I agree with a lot of what you're saying, but the one thing I would question is how much more advanced of an AI the government has than what is publicly available..Again, I don't think this really matters. Sentience is not necessary for "AI" to become hugely disruptive. The smartphone is not sentient, and look what an enormous impact its had on society. The same could be said for contraception, the internal combustion engine, electricity and a myriad of other technologies. Even if AI only advanced a relatively small degree from its current public releases (which are well behind the most advanced closed door models) it will still have a profound destabilizing impact on society over both the short and long term, if only from the economic dislocation of millions of knowledge workers who currently inhabit largely makework white collar jobs.
I encourage you to at least read the first chapter of the Situational Awareness paper, to gain some understanding about the rapid pace of progress the LLM/AI models have made over the past couple of years. A few excerpts:
The pace of deep learning progress in the last decade has simply been extraordinary. A mere decade ago it was revolutionary for a deep learning system to identify simple images. Today, we keep trying to come up with novel, ever harder tests, and yet each new benchmark is quickly cracked. It used to take decades to crack widely-used benchmarks; now it feels like mere months.
We’re literally running out of benchmarks. As an anecdote, my friends Dan and Collin made a benchmark called MMLU a few years ago, in 2020. They hoped to finally make a benchmark that would stand the test of time, equivalent to all the hardest exams we give high school and college students. Just three years later, it’s basically solved: models like GPT-4 and Gemini get ~90%.
More broadly, GPT-4 mostly cracks all the standard high school and college aptitude tests.
(And even the one year from GPT-3.5 to GPT-4 often took us from well below median human performance to the top of the human range.)
Or consider the MATH benchmark, a set of difficult mathematics problems from high-school math competitions. When the benchmark was released in 2021, the best models only got ~5% of problems right. And the original paper noted: “Moreover, we find that simply increasing budgets and model parameter counts will be impractical for achieving strong mathematical reasoning if scaling trends continue […]. To have more traction on mathematical problem solving we will likely need new algorithmic advancements from the broader research community”—we would need fundamental new breakthroughs to solve MATH, or so they thought. A survey of ML researchers predicted minimal progress over the coming years; and yet within just a year (by mid-2022), the best models went from ~5% to 50% accuracy; now, MATH is basically solved, with recent performance over 90%.
Over and over again, year after year, skeptics have claimed “deep learning won’t be able to do X” and have been quickly proven wrong.

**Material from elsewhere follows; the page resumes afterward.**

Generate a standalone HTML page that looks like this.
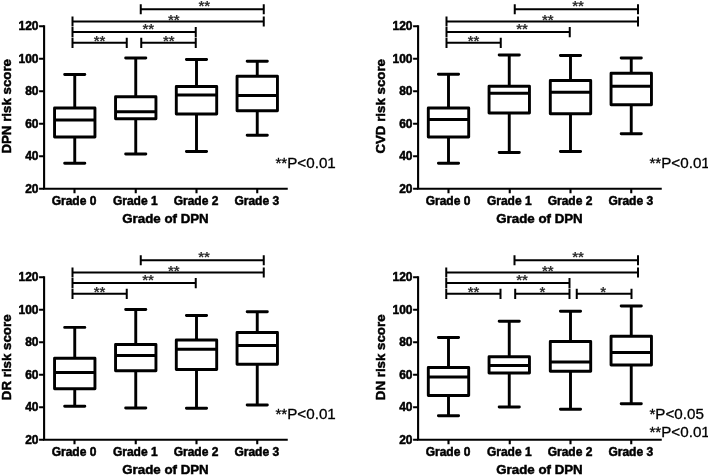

If there’s one lesson we’ve learned from the past decade of AI, it’s that you should never bet against deep learning.
Now the hardest unsolved benchmarks are tests like GPQA, a set of PhD-level biology, chemistry, and physics questions. Many of the questions read like gibberish to me, and even PhDs in other scientific fields spending 30+ minutes with Google barely score above random chance. Claude 3 Opus currently gets ~60%, compared to in-domain PhDs who get ~80%—and I expect this benchmark to fall as well, in the next generation or two.
I have enough exposure to government procurement bids for AI functionality to think that the government is not privy to a more advanced class of AI.
The analogy I would make is this: When automobile technology broke out, the private sector was ahead of the government. Likewise airplane technology. I think computer technology was like this as well in the era when PCs developed.
Sure, the government got interested early on, and started issuing contracts to apply these technologies for military purposes, but they did not have some kind of secret next generation capability. I think this is the case with AI.
I would say they are spending money to apply recent advances in AI, but it hasn't put them on a whole different level. The whole field is advancing too fast for the government to be able to get out in front of it. The government procurement process simply does not have that kind of foresight and organizational efficiency. They're too busy observing Juneteenth and making sure they meet their DIE quotas.